Amazon protects cloud applications by running them across multiple availability zones, but what happens when more than one zone fails?
For cloud customers willing to pony up a little extra cash, Amazon has an enticing proposition: Spread your application across multiple availability zones for a near-guarantee that it won't suffer from downtime.
Customers who build applications in just one availability zone are more likely to suffer outages. But what happens when multiple availability zones go dark at the same time? We found out today when an outage forced websites such as Foursquare, Reddit, Quora and Hootsuite offline.
"We can confirm connectivity errors impacting EC2 instances and increased latencies impacting EBS (Elastic Block Storage) volumes in multiple availability zones in the US-EAST-1 region," Amazon said Thursday on its service health dashboard.
The US-EAST-1 region, based in northern Virginia, is one of several Amazon regions around the world. There's another one in northern California. Amazon started reporting troubles at 4:41 a.m. Eastern time. By 1:26 p.m., Amazon said it is "now seeing significantly reduced failures and latencies," but that problems were still ongoing. Amazon blamed a "networking event" that "triggered a large amount of re-mirroring" of storage volume, creating a capacity shortage.
Each region contains multiple availability zones -- but little information about each one is known, according to Gartner analyst Drue Reeves. There are four availability zones within the Virginia region, Reeves says. But are they in different data centers? How far apart are they? How is data replicated across zones? Reeves says Amazon hasn't been transparent about these questions. Not knowing the answers makes it difficult for customers to know which methods of building high availability into applications will be most effective.
"Amazon has said for years that they run multiple availability zones within a region to prevent the outage of an entire region," Reeves said. "But yet here we are, and we have an outage inside EC2 for an entire region."
An Amazon spokesperson hasn't yet responded to a request for comment.
Perhaps tellingly, Amazon's service-level commitment provides 99.95% availability for each region -- but not for each availability zone. This is good enough for many customers but well below the "five nines" standard of high availability.
In describing the availability zones on the EC2 website, Amazon says they are "distinct locations that are engineered to be insulated from failures in other Availability Zones and provide inexpensive, low latency network connectivity to other Availability Zones in the same Region."

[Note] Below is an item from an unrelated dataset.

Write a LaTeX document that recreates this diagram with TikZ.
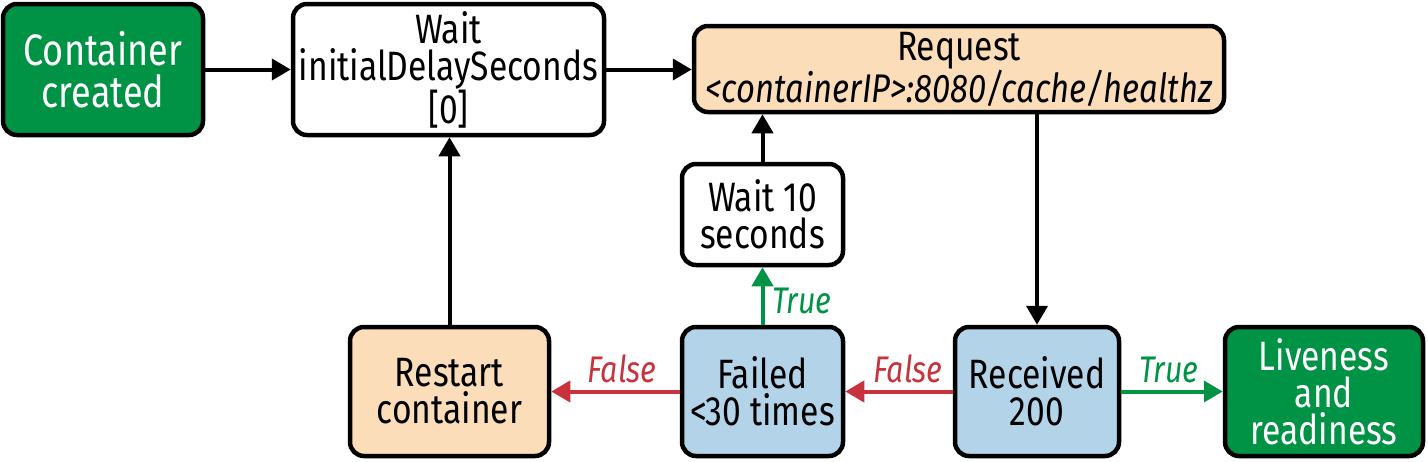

CLOUD CONFUSION: Six misconceptions about cloud apps
This all begs the question: Can you build applications that span multiple regions, failing over from Virginia to California if necessary?
Reuven Cohen, founder and CTO of Enomaly, a cloud software provider, goes even further. Customers should build applications to run simultaneously across multiple cloud platforms from different vendors, he said.
The fact that major websites "known to be running across multiple availability zones are down" is a sign that the zones aren't foolproof.
"Things go down. It's the nature of the Internet itself," Cohen said. "There's this idea that because you're Amazon you can achieve 100% uptime, and that's the wrong way to look at it."
If Amazon can go down, anyone can. Even Google has had problems with Gmail.
"Vendors may provide redundancy ... but it doesn't address the problem that what if the overall access to that vendor goes down," Cohen said.
Customers should contract with "multiple providers with multiple locations" to survive problems caused by a single vendor, he said.
But is that realistic? Reeves says no, at least for most customers. Cloud computing is supposed to simplify deployment and management of applications. Building an application to work across multiple vendors requires a lot of extra work.
"The reason we can't architect applications across multiple cloud providers is the lack of standards and interoperability," Reeves said. "If you're an application builder and you want to increase your capacity for storage or compute, how you allocate, charge and use that capacity is different for every provider. It's not that it can't be done, it's just very, very difficult."
The simpler idea of sticking just with Amazon and balancing applications across multiple regions isn't so simple either. Amazon doesn't provide the necessary tools to load-balance between regions, so customers have to use additional software on top of their Amazon instances, Reeves says. Amazon's load-balancing service works across availability zones -- the same ones that failed Thursday -- but not across regions.
Anytime there is a cloud outage, some will call into question all cloud computing. That shouldn't be the case, Reeves said, noting "everybody has downtime." The difference with cloud computing is that we're aggregating risk -- many companies run their sites on one platform and when that platform goes down it's a lot more noticeable than when a single business' internal data center fails.
While a single cloud failure shouldn't be seen as an indictment of all cloud computing, Reeves says it does add a new wrinkle to the economic analysis that must be done before enterprises move services to the cloud. If companies run major businesses on top of Amazon, and suffer millions of dollars in lost revenue when there are outages, was the money saved by not building IT services internally worth the risk? Can customers buy insurance to recover lost dollars?
Service-level agreements may provide payments or credits, but if an outage "costs people tens of millions of dollars [in lost revenue] Amazon's not going to pay that back," Reeves said.